• [Your goal] Make an exact copy of all the material below, apart from the pictures.
====
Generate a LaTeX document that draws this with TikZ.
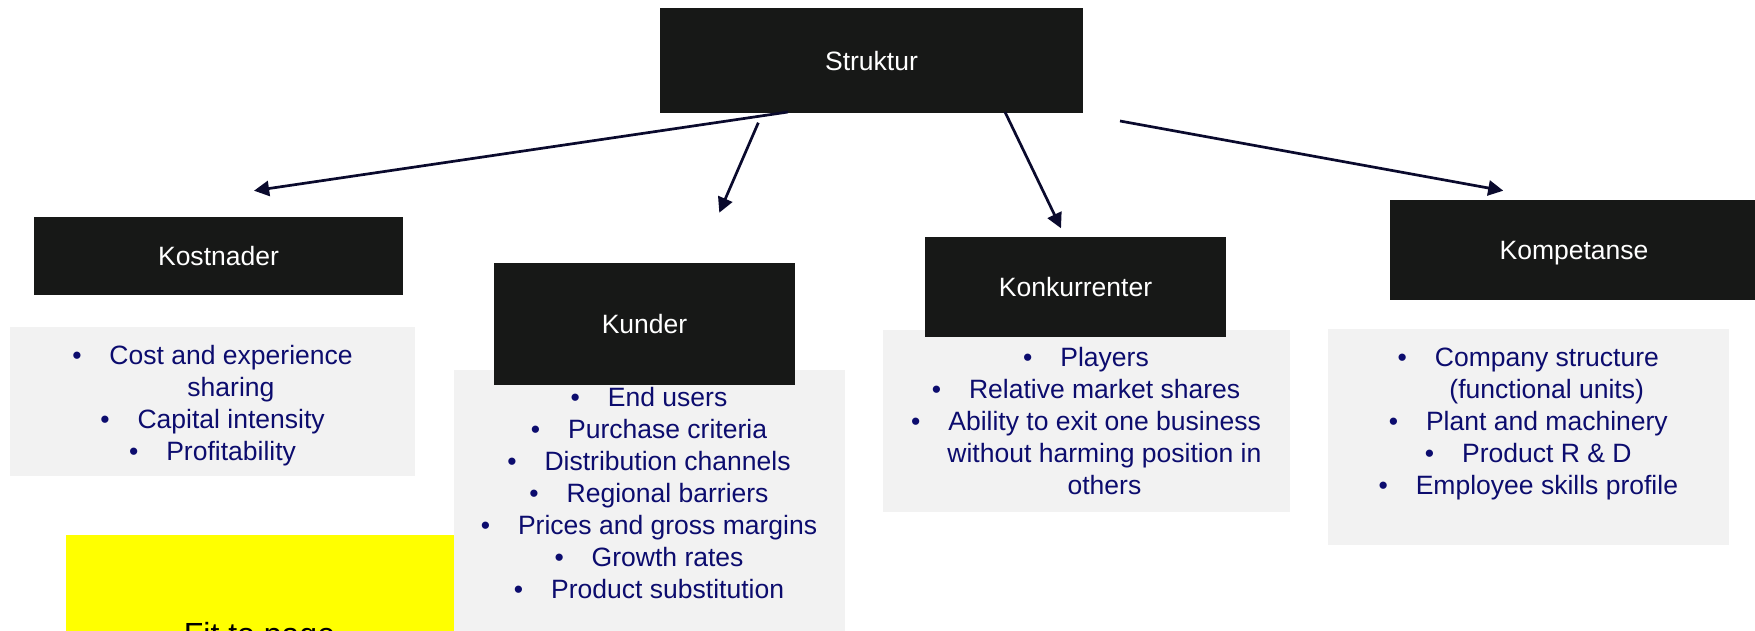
\documentclass[tikz,border=0pt]{standalone}
\usepackage{fontspec}
\setmainfont{Liberation Sans}
\usetikzlibrary{arrows.meta}

\definecolor{hdrfill}{RGB}{23,24,23}
\definecolor{boxgray}{RGB}{242,242,242}
\definecolor{itemblue}{RGB}{12,12,110}
\definecolor{arrowink}{RGB}{10,10,45}
\definecolor{notefill}{RGB}{255,255,0}

% bullet followed by the tab gap, and the hanging indent of wrapped lines
\newcommand{\itm}{\strut\textbullet\hspace{7.94pt}}
\newcommand{\cont}{\hspace*{10.47pt}}

\begin{document}
\begin{tikzpicture}[x=0.01cm,y=-0.01cm,
  txt/.style={font=\fontsize{7.54}{9.1}\selectfont},
  header/.style={txt,fill=hdrfill,text=white,inner sep=0pt,text depth=0pt},
  itembox/.style={fill=boxgray,inner sep=0pt},
  items/.style={txt,text=itemblue,align=center,inner sep=0pt,anchor=north},
  link/.style={draw=arrowink,line width=0.77pt,-{Triangle[length=4.3pt,width=4.3pt]}}]

\useasboundingbox (0,0) rectangle (1755,630);
\clip (0,0) rectangle (1755,630);

% sticky note
\node[fill=notefill,inner sep=0pt,minimum width=3.89cm,minimum height=1.65cm] (note) at (260.5,617.5) {};
\node[anchor=base,font=\fontsize{9.1}{11}\selectfont,text=black] (notelbl) at (259.5,645.6) {Fit to page};

% grey item panels
\node[itembox,minimum width=4.05cm,minimum height=1.49cm] (g1) at (212.5,401.5) {};
\node[itembox,minimum width=3.91cm,minimum height=2.90cm] (g2) at (649.5,515) {};
\node[itembox,minimum width=4.07cm,minimum height=1.82cm] (g3) at (1086.5,421) {};
\node[itembox,minimum width=4.01cm,minimum height=2.16cm] (g4) at (1528.5,437) {};

% headers
\node[header,minimum width=4.23cm,minimum height=1.04cm] (struktur) at (871.5,60.5) {Struktur};
\node[header,minimum width=3.69cm,minimum height=0.77cm] (kostnader) at (218.5,256) {Kostnader};
\node[header,minimum width=3.01cm,minimum height=1.21cm] (kunder) at (644.5,324) {Kunder};
\node[header,minimum width=3.01cm,minimum height=0.99cm] (konkurrenter) at (1075.5,287) {Konkurrenter};
\node[header,minimum width=3.68cm,minimum height=0.99cm] (kompetanse) at (1574,250) {Kompetanse};

% item lists
\node[items] (t1) at (212.5,340.9) {\itm Cost and experience\\ \cont sharing\\ \itm Capital intensity\\ \itm Profitability};
\node[items] (t2) at (649,383.3) {\itm End users\\ \itm Purchase criteria\\ \itm Distribution channels\\ \itm Regional barriers\\ \itm Prices and gross margins\\ \itm Growth rates\\ \itm Product substitution};
\node[items] (t3) at (1086,343.3) {\itm Players\\ \itm Relative market shares\\ \itm Ability to exit one business\\ \cont without harming position in\\ \cont others};
\node[items] (t4) at (1528.3,343.3) {\itm Company structure\\ \cont (functional units)\\ \itm Plant and machinery\\ \itm Product R \& D\\ \itm Employee skills profile};

% connector ends
\coordinate (a1s) at (788,112);
\coordinate (a1e) at (254,190.7);
\coordinate (a2s) at (758.3,122.7);
\coordinate (a2e) at (719.3,212.7);
\coordinate (a3s) at (1005,112);
\coordinate (a3e) at (1061,228.3);
\coordinate (a4s) at (1120,121);
\coordinate (a4e) at (1503.3,190.7);

\draw[link] (a1s) -- (a1e);
\draw[link] (a2s) -- (a2e);
\draw[link] (a3s) -- (a3e);
\draw[link] (a4s) -- (a4e);
\end{tikzpicture}
\end{document}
====
• [The answer]
Generate a LaTeX document that draws this with TikZ.
\documentclass[tikz,border=0pt]{standalone}
\usepackage{fontspec}
\setmainfont{Liberation Sans}
\usetikzlibrary{arrows.meta}

\definecolor{hdrfill}{RGB}{23,24,23}
\definecolor{boxgray}{RGB}{242,242,242}
\definecolor{itemblue}{RGB}{12,12,110}
\definecolor{arrowink}{RGB}{10,10,45}
\definecolor{notefill}{RGB}{255,255,0}

% bullet followed by the tab gap, and the hanging indent of wrapped lines
\newcommand{\itm}{\strut\textbullet\hspace{7.94pt}}
\newcommand{\cont}{\hspace*{10.47pt}}

\begin{document}
\begin{tikzpicture}[x=0.01cm,y=-0.01cm,
  txt/.style={font=\fontsize{7.54}{9.1}\selectfont},
  header/.style={txt,fill=hdrfill,text=white,inner sep=0pt,text depth=0pt},
  itembox/.style={fill=boxgray,inner sep=0pt},
  items/.style={txt,text=itemblue,align=center,inner sep=0pt,anchor=north},
  link/.style={draw=arrowink,line width=0.77pt,-{Triangle[length=4.3pt,width=4.3pt]}}]

\useasboundingbox (0,0) rectangle (1755,630);
\clip (0,0) rectangle (1755,630);

% sticky note
\node[fill=notefill,inner sep=0pt,minimum width=3.89cm,minimum height=1.65cm] (note) at (260.5,617.5) {};
\node[anchor=base,font=\fontsize{9.1}{11}\selectfont,text=black] (notelbl) at (259.5,645.6) {Fit to page};

% grey item panels
\node[itembox,minimum width=4.05cm,minimum height=1.49cm] (g1) at (212.5,401.5) {};
\node[itembox,minimum width=3.91cm,minimum height=2.90cm] (g2) at (649.5,515) {};
\node[itembox,minimum width=4.07cm,minimum height=1.82cm] (g3) at (1086.5,421) {};
\node[itembox,minimum width=4.01cm,minimum height=2.16cm] (g4) at (1528.5,437) {};

% headers
\node[header,minimum width=4.23cm,minimum height=1.04cm] (struktur) at (871.5,60.5) {Struktur};
\node[header,minimum width=3.69cm,minimum height=0.77cm] (kostnader) at (218.5,256) {Kostnader};
\node[header,minimum width=3.01cm,minimum height=1.21cm] (kunder) at (644.5,324) {Kunder};
\node[header,minimum width=3.01cm,minimum height=0.99cm] (konkurrenter) at (1075.5,287) {Konkurrenter};
\node[header,minimum width=3.68cm,minimum height=0.99cm] (kompetanse) at (1574,250) {Kompetanse};

% item lists
\node[items] (t1) at (212.5,340.9) {\itm Cost and experience\\ \cont sharing\\ \itm Capital intensity\\ \itm Profitability};
\node[items] (t2) at (649,383.3) {\itm End users\\ \itm Purchase criteria\\ \itm Distribution channels\\ \itm Regional barriers\\ \itm Prices and gross margins\\ \itm Growth rates\\ \itm Product substitution};
\node[items] (t3) at (1086,343.3) {\itm Players\\ \itm Relative market shares\\ \itm Ability to exit one business\\ \cont without harming position in\\ \cont others};
\node[items] (t4) at (1528.3,343.3) {\itm Company structure\\ \cont (functional units)\\ \itm Plant and machinery\\ \itm Product R \& D\\ \itm Employee skills profile};

% connector ends
\coordinate (a1s) at (788,112);
\coordinate (a1e) at (254,190.7);
\coordinate (a2s) at (758.3,122.7);
\coordinate (a2e) at (719.3,212.7);
\coordinate (a3s) at (1005,112);
\coordinate (a3e) at (1061,228.3);
\coordinate (a4s) at (1120,121);
\coordinate (a4e) at (1503.3,190.7);

\draw[link] (a1s) -- (a1e);
\draw[link] (a2s) -- (a2e);
\draw[link] (a3s) -- (a3e);
\draw[link] (a4s) -- (a4e);
\end{tikzpicture}
\end{document}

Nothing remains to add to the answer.